The performance of successive line searches can be quite good, or very poor. Poor performance results in some cases because the successive downhill directions are constrained to be orthogonal to each other. This has to be the case because at the minimum on the line, the gradient in the direction of the line is zero by definition. In fact none of these downhill directions may actually point to the minimum, and so many pointless steps might be taken. A solution to this is the conjugate gradient method, wherein we make a useful modification to the downhill directions used for each of the line searches.

We will call the downhill direction vector corresponding with the \(k\)'th guess \(d_k\). Letting \(g(x) = \nabla f(x)\) and \(d_0 = -g(x_0)\), we will let \(d_{k+1} = -g(x_{k+1}) + \beta d_k\). This says that we will deflect the next search direction from the downhill direction by the term \(\beta d_k\); the scalar factor \(\beta\) is given by

\[ \beta \, = \, \dfrac{g(x_{k+1})^T g(x_{k+1})} {g(x_k)^T g(x_k)}. \]

Note here that \(d\) is not normalized. The algebra needed to derive this rule is not difficult, and a simple example will illustrate that it is a very powerful one.

Finally, we mention Newton’s second-order method in multiple dimensions, using the second derivative. It comes from the multivariable version of the Taylor series expansion:

\[ f(x + \delta) \, \approx \, f(x) + \nabla f(x) \delta + \dfrac{1}{2} \delta^T \nabla^2 f(x) \delta. \]

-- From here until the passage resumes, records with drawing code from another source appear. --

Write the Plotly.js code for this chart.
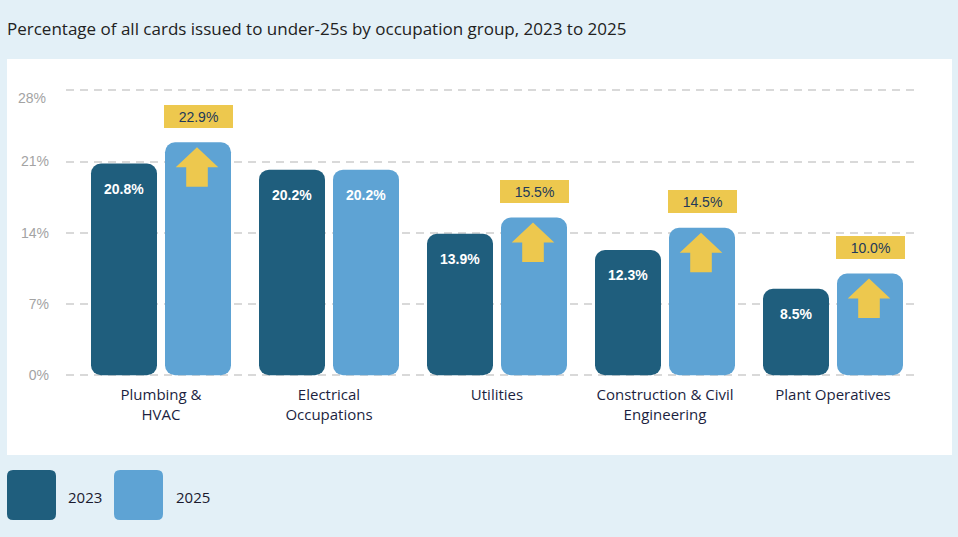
<!DOCTYPE html>
<html><head><meta charset="utf-8">
<script src="https://cdn.plot.ly/plotly-3.0.1.min.js"></script>
<style>html,body{margin:0;padding:0;background:#e3f0f7;} #chart{width:958px;height:537px;}</style>
</head><body><div id="chart"></div>
<script>
// ---- data ----
const categories = ['Plumbing &<br>HVAC', 'Electrical<br>Occupations', 'Utilities', 'Construction & Civil<br>Engineering', 'Plant Operatives'];
const years = ['2023', '2025'];
const values2023 = [20.8, 20.2, 13.9, 12.3, 8.5];
const values2025 = [22.9, 20.2, 15.5, 14.5, 10.0];
const yTickVals = [0, 7, 14, 21, 28];
const yTickText = ['0%', '7%', '14%', '21%', '28%'];

// ---- styles ----
const DARK = '#1f5e7d', LIGHT = '#5ea3d4', GOLD = '#edc84e', BG = '#e3f0f7';
const fmt = v => v.toFixed(1) + '%';
const OFF = 37; // pixel offset of each bar from the category centre

// an explicit base makes Plotly round all four corners of each bar
const traces = [[values2023, DARK, 'a'], [values2025, LIGHT, 'b']].map(d => ({
  type: 'bar', x: categories, y: d[0], base: d[0].map(() => 0), offsetgroup: d[2],
  hoverinfo: 'skip', showlegend: false, marker: {color: d[1], line: {width: 0}, cornerradius: 10}
}));

const annotations = [];
const shapes = [];
const valFont = {family: 'Liberation Sans, Arial, sans-serif', size: 14, color: '#ffffff', weight: 700};
categories.forEach((c, i) => {
  annotations.push({x: c, y: values2023[i], xref: 'x', yref: 'y', xshift: -OFF, yshift: -25, text: fmt(values2023[i]),
    showarrow: false, font: valFont, yanchor: 'middle'});
  if (values2025[i] > values2023[i]) {
    annotations.push({x: c, y: values2025[i], xref: 'x', yref: 'y', xshift: OFF, yshift: 26, text: fmt(values2025[i]),
      showarrow: false, bgcolor: GOLD, width: 69, height: 23, borderpad: 0, borderwidth: 0, yanchor: 'middle',
      font: {family: 'Liberation Sans, Arial, sans-serif', size: 14, color: '#22395a'}});
    shapes.push({type: 'path', xref: 'x', yref: 'y', xsizemode: 'pixel', ysizemode: 'pixel', xanchor: i, yanchor: values2025[i],
      path: 'M36,-5 L57.3,-25 L46.8,-25 L46.8,-44.5 L25.2,-44.5 L25.2,-25 L14.7,-25 Z',
      fillcolor: GOLD, line: {width: 0}, layer: 'above'});
  } else {
    annotations.push({x: c, y: values2025[i], xref: 'x', yref: 'y', xshift: OFF, yshift: -25, text: fmt(values2025[i]),
      showarrow: false, font: valFont, yanchor: 'middle'});
  }
});

// top y tick label sits a little below its gridline in the reference
annotations.push({xref: 'paper', yref: 'y', x: 0, y: yTickVals[yTickVals.length - 1], xshift: -18, yshift: -8,
  xanchor: 'right', yanchor: 'middle', showarrow: false, text: yTickText[yTickText.length - 1],
  font: {family: 'Liberation Sans, Arial, sans-serif', size: 14, color: '#a3a3a3'}});
const axisTickText = yTickText.map((t, k) => (k === yTickText.length - 1 ? '' : t));

// white panel (pixel offsets from plot-area bottom-left)
shapes.push({type: 'rect', xref: 'paper', yref: 'paper', xsizemode: 'pixel', ysizemode: 'pixel', xanchor: 0, yanchor: 0,
  x0: -59, x1: 886, y0: -77, y1: 319, fillcolor: '#ffffff', line: {width: 0}, layer: 'below'});

// legend swatches + text
function roundRect(x0, x1, y0, y1, r) {
  return `M${x0 + r},${y0} L${x1 - r},${y0} Q${x1},${y0} ${x1},${y0 - r} L${x1},${y1 + r} Q${x1},${y1} ${x1 - r},${y1} ` +
         `L${x0 + r},${y1} Q${x0},${y1} ${x0},${y1 + r} L${x0},${y0 - r} Q${x0},${y0} ${x0 + r},${y0} Z`;
}
[[DARK, -59, -0.5], [LIGHT, 48, 107.5]].forEach((d, k) => {
  shapes.push({type: 'path', xref: 'paper', yref: 'paper', xsizemode: 'pixel', ysizemode: 'pixel', xanchor: 0, yanchor: 0,
    path: roundRect(d[1], d[1] + 49, -92, -142, 6), fillcolor: d[0], line: {width: 0}, layer: 'above'});
  annotations.push({xref: 'paper', yref: 'paper', x: 0, y: 0, xshift: d[2], yshift: -118.7, xanchor: 'left', yanchor: 'middle',
    text: years[k], showarrow: false, font: {family: 'Open Sans, sans-serif', size: 15, color: '#1a1a2e'}});
});

const layout = {
  width: 958, height: 537,
  margin: {l: 66, r: 40, t: 80, b: 159, pad: 0},
  paper_bgcolor: BG, plot_bgcolor: 'rgba(0,0,0,0)',
  title: {text: 'Percentage of all cards issued to under-25s by occupation group, 2023 to 2025',
    font: {family: 'Open Sans, sans-serif', size: 17, color: '#222222'},
    x: 7 / 958, xanchor: 'left', xref: 'container', y: 1 - 29 / 537, yanchor: 'middle', yref: 'container'},
  barmode: 'group', bargap: 1 - 148 / 168, bargroupgap: 8 / 74,
  xaxis: {type: 'category', range: [-95 / 168, -95 / 168 + 852 / 168], showgrid: false, zeroline: false, showline: false, ticks: '',
    tickfont: {family: 'Open Sans, sans-serif', size: 15, color: '#1c1f3f'}, ticklabelstandoff: 6, fixedrange: true},
  yaxis: {range: [-0.265, 29.01], tickvals: yTickVals, ticktext: axisTickText, showgrid: true, gridcolor: '#d9d9d9',
    gridwidth: 2, griddash: '8px,6px', zeroline: false, showline: false, ticks: '',
    tickfont: {family: 'Liberation Sans, Arial, sans-serif', size: 14, color: '#a3a3a3'}, ticklabelstandoff: 16, fixedrange: true},
  annotations: annotations,
  shapes: shapes,
  showlegend: false
};

Plotly.newPlot('chart', traces, layout, {displayModeBar: false, staticPlot: true});
</script>
</body></html>
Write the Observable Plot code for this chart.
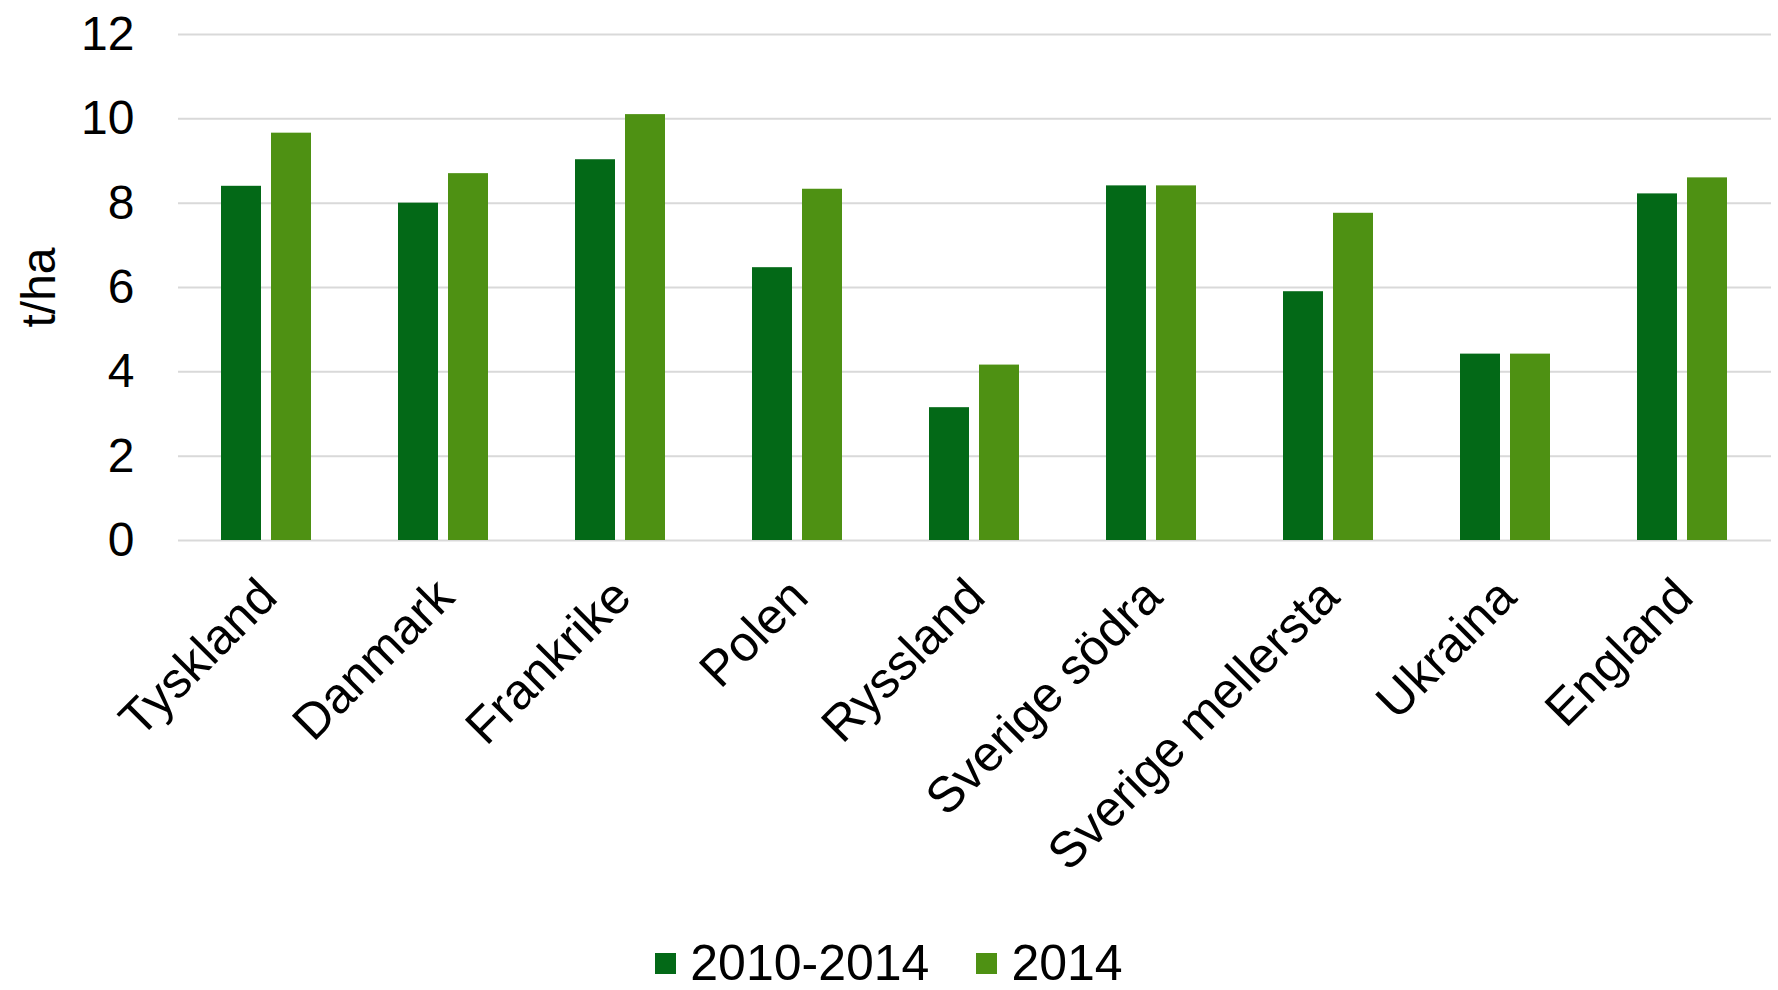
<!DOCTYPE html>
<html><head><meta charset="utf-8">
<script src="https://cdn.jsdelivr.net/npm/d3@7"></script>
<script src="https://cdn.jsdelivr.net/npm/@observablehq/plot@0.6"></script>
<style>
body{margin:0;background:#fff;font-family:"Liberation Sans",Arial,sans-serif;}
#wrap{position:relative;width:1778px;height:990px;overflow:hidden;background:#fff}
#legend{position:absolute;left:0;top:939px;width:1778px;height:48px;display:flex;justify-content:center;align-items:center;font-size:50px;line-height:48px;color:#000}
.item{display:flex;align-items:center}
.sw{width:21px;height:21px;margin-right:14px}
</style></head><body><div id="wrap"><div id="chart"></div><div id="legend"></div></div>
<script>
const categories = ["Tyskland","Danmark","Frankrike","Polen","Ryssland","Sverige södra","Sverige mellersta","Ukraina","England"];
const series = ["2010-2014","2014"];
const values2010_2014 = [8.4, 8.0, 9.03, 6.47, 3.15, 8.41, 5.9, 4.42, 8.22];
const values2014 = [9.66, 8.7, 10.1, 8.33, 4.16, 8.41, 7.76, 4.42, 8.6];
const yTicks = [0, 2, 4, 6, 8, 10, 12];
const yLabel = "t/ha";
const colors = ["#036917", "#4e9113"];

const dataA = categories.map((c, i) => ({category: c, series: series[0], value: values2010_2014[i]}));
const dataB = categories.map((c, i) => ({category: c, series: series[1], value: values2014[i]}));

const plot = Plot.plot({
  width: 1778, height: 930,
  marginLeft: 178, marginRight: 7, marginTop: 34, marginBottom: 390,
  style: {fontFamily: "Liberation Sans, Arial, sans-serif", fontSize: "48px", color: "#000", background: "#fff"},
  x: {domain: categories, paddingInner: 0.774, paddingOuter: 0.387, axis: null},
  y: {domain: [0, 12], axis: null},
  color: {domain: series, range: colors},
  marks: [
    Plot.ruleY(yTicks, {stroke: "#d9d9d9", strokeWidth: 2}),
    Plot.barY(dataA, {x: "category", y: "value", fill: "series", dx: -25}),
    Plot.barY(dataB, {x: "category", y: "value", fill: "series", dx: 25}),
    Plot.axisY(yTicks, {tickSize: 0, tickPadding: 44, label: null, fontSize: 48}),
    Plot.text(categories, {x: d => d, frameAnchor: "bottom", rotate: -45, textAnchor: "end", lineAnchor: "top", dx: -12, dy: 34, fontSize: 50}),
    Plot.text([yLabel], {frameAnchor: "left", rotate: -90, textAnchor: "middle", lineAnchor: "top", dx: -158, fontSize: 48})
  ]
});
document.getElementById("chart").appendChild(plot);

const legend = document.getElementById("legend");
series.forEach((s, i) => {
  const it = document.createElement("div");
  it.className = "item";
  if (i > 0) it.style.marginLeft = "47px";
  const sw = document.createElement("div");
  sw.className = "sw";
  sw.style.background = colors[i];
  const t = document.createElement("span");
  t.textContent = s;
  it.appendChild(sw); it.appendChild(t);
  legend.appendChild(it);
});
</script></body></html>
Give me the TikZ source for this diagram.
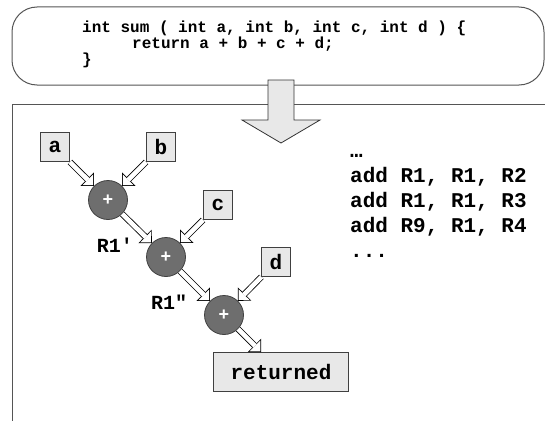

Following from the one-dimensional case, we try to select \(\delta\) so as to cause \(\partial f(x + \delta) / \partial \delta\) = 0. This gives

\begin{align} - \nabla f(x) \, &= \, \delta^T \nabla^2 f(x) \longrightarrow \\[4pt] \delta \, &= \, -[\nabla^2 f(x)]^{-1} \nabla f(x). \end{align}

In words, Newton’s method takes the first and second-derivative information and tries to come up with a specific solution in one step. The algorithm has extremely good convergence properties and is recommended when second derivatives are available.

It is important to understand that both the conjugate gradient method and Newton’s second order method get the exact answer in two (conjugate gradient) or one (Newton) tries, when in fact the function is quadratic. Thinking of computational cost, the conjugate gradient algorithm has to have the derivative vector at two points, whereas Newton has to have the gradient plus the Hessian matrix, at the starting point. If these derivatives have to be created numerically and with accuracy, it is clear that the Hessian could be quite expensive. For this reason, the conjugate gradient method may be preferred.

Graphical visualization of the difference between the approach of the methods of steepest descent and of conjugate gradient towards the target point. — Figure \(\PageIndex{1}\): graph illustrates the difference in the behavior of the steepest-descent vs conjugate gradient methods of determining the optimal point. The method of steepest descent descends by straight lines towards the target point, which is less efficient than the conjugate gradient method that descends as a smooth curve.